** START OF SUPPLIED MATERIAL **
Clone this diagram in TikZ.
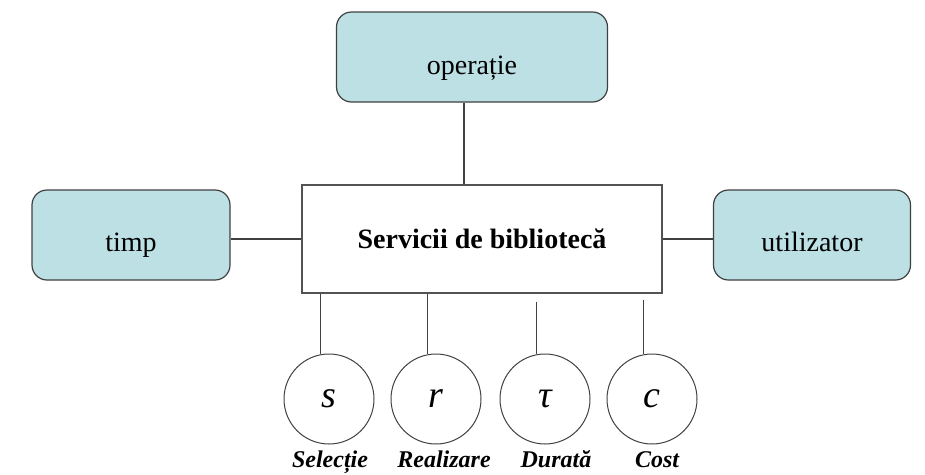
\documentclass[tikz,border=0pt]{standalone}
\usepackage{fontspec}
\setmainfont{Liberation Serif}
\usepackage{tikz}
\usetikzlibrary{shapes,positioning}
\definecolor{BoxTeal}{HTML}{BCE0E4}
\definecolor{EdgeGray}{HTML}{404040}
\tikzset{
  every node/.style={
    font=\fontsize{28}{32}\selectfont
  },
  attribute/.style={
    shape=rectangle,
    rounded corners=15pt,
    draw=EdgeGray,
    line width=1.2pt,
    fill=BoxTeal,
    inner sep=0pt,
    minimum height=90pt,
    text depth=0pt
  },
  service/.style={
    shape=rectangle,
    draw=EdgeGray!90,
    line width=1.2pt,
    fill=white,
    minimum width=360pt,
    minimum height=108pt,
    font=\fontsize{28}{32}\selectfont\bfseries
  },
  factor/.style={
    shape=circle,
    draw=EdgeGray,
    line width=1pt,
    minimum size=90pt,
    inner sep=0pt,
    font=\fontsize{38}{40}\selectfont\itshape
  },
  factor label/.style={
    anchor=base,
    font=\fontsize{24}{28}\selectfont\bfseries\itshape
  },
  link/.style={
    draw=EdgeGray,
    line width=1.2pt
  }
}
\begin{document}
\begin{tikzpicture}[x=1pt,y=-1pt]
  \useasboundingbox (0,0) rectangle (925,474);
  % central box and the three attributes
  \node[service] (main) at (482,239) {Servicii de bibliotecă};
  \node[attribute,minimum width=271pt,text height=34pt] (op) at (472,57) {operație};
  \node[attribute,minimum width=198pt,text height=32pt] (time) at (131,235) {timp};
  \node[attribute,minimum width=197pt,text height=32pt] (user) at (812,235) {utilizator};
  \draw[link] ([xshift=-8pt]op.south) -- ([xshift=-8pt]op.south |- main.north);
  \draw[link] (time.east |- main) -- (main.west);
  \draw[link] (main.east) -- (user.west |- main);
  % service factors
  \node[factor] (sel) at (329,399) {s};
  \node[factor] (real) at (436,399) {r};
  \node[factor] (dur) at (545,399) {τ};
  \node[factor] (cost) at (652,399) {c};
  \node[factor label] (sellbl) at (330,467) {Selecție};
  \node[factor label] (reallbl) at (444,467) {Realizare};
  \node[factor label] (durlbl) at (556,467) {Durată};
  \node[factor label] (costlbl) at (657,467) {Cost};
  \draw[link] (main.south -| sel.101) -- (sel.101);
  \draw[link] (main.south -| real.101) -- (real.101);
  \draw[link] ([yshift=-8pt]main.south -| dur.101) -- (dur.101);
  \draw[link] ([yshift=-6pt]main.south -| cost.101) -- (cost.101);
\end{tikzpicture}
\end{document}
** END OF SUPPLIED MATERIAL **
- [TASK REQUIREMENTS]: Give the data above again in full and unchanged, skipping the pictures.

- [TASK RESULT]:
Clone this diagram in TikZ.
\documentclass[tikz,border=0pt]{standalone}
\usepackage{fontspec}
\setmainfont{Liberation Serif}
\usepackage{tikz}
\usetikzlibrary{shapes,positioning}
\definecolor{BoxTeal}{HTML}{BCE0E4}
\definecolor{EdgeGray}{HTML}{404040}
\tikzset{
  every node/.style={
    font=\fontsize{28}{32}\selectfont
  },
  attribute/.style={
    shape=rectangle,
    rounded corners=15pt,
    draw=EdgeGray,
    line width=1.2pt,
    fill=BoxTeal,
    inner sep=0pt,
    minimum height=90pt,
    text depth=0pt
  },
  service/.style={
    shape=rectangle,
    draw=EdgeGray!90,
    line width=1.2pt,
    fill=white,
    minimum width=360pt,
    minimum height=108pt,
    font=\fontsize{28}{32}\selectfont\bfseries
  },
  factor/.style={
    shape=circle,
    draw=EdgeGray,
    line width=1pt,
    minimum size=90pt,
    inner sep=0pt,
    font=\fontsize{38}{40}\selectfont\itshape
  },
  factor label/.style={
    anchor=base,
    font=\fontsize{24}{28}\selectfont\bfseries\itshape
  },
  link/.style={
    draw=EdgeGray,
    line width=1.2pt
  }
}
\begin{document}
\begin{tikzpicture}[x=1pt,y=-1pt]
  \useasboundingbox (0,0) rectangle (925,474);
  % central box and the three attributes
  \node[service] (main) at (482,239) {Servicii de bibliotecă};
  \node[attribute,minimum width=271pt,text height=34pt] (op) at (472,57) {operație};
  \node[attribute,minimum width=198pt,text height=32pt] (time) at (131,235) {timp};
  \node[attribute,minimum width=197pt,text height=32pt] (user) at (812,235) {utilizator};
  \draw[link] ([xshift=-8pt]op.south) -- ([xshift=-8pt]op.south |- main.north);
  \draw[link] (time.east |- main) -- (main.west);
  \draw[link] (main.east) -- (user.west |- main);
  % service factors
  \node[factor] (sel) at (329,399) {s};
  \node[factor] (real) at (436,399) {r};
  \node[factor] (dur) at (545,399) {τ};
  \node[factor] (cost) at (652,399) {c};
  \node[factor label] (sellbl) at (330,467) {Selecție};
  \node[factor label] (reallbl) at (444,467) {Realizare};
  \node[factor label] (durlbl) at (556,467) {Durată};
  \node[factor label] (costlbl) at (657,467) {Cost};
  \draw[link] (main.south -| sel.101) -- (sel.101);
  \draw[link] (main.south -| real.101) -- (real.101);
  \draw[link] ([yshift=-8pt]main.south -| dur.101) -- (dur.101);
  \draw[link] ([yshift=-6pt]main.south -| cost.101) -- (cost.101);
\end{tikzpicture}
\end{document}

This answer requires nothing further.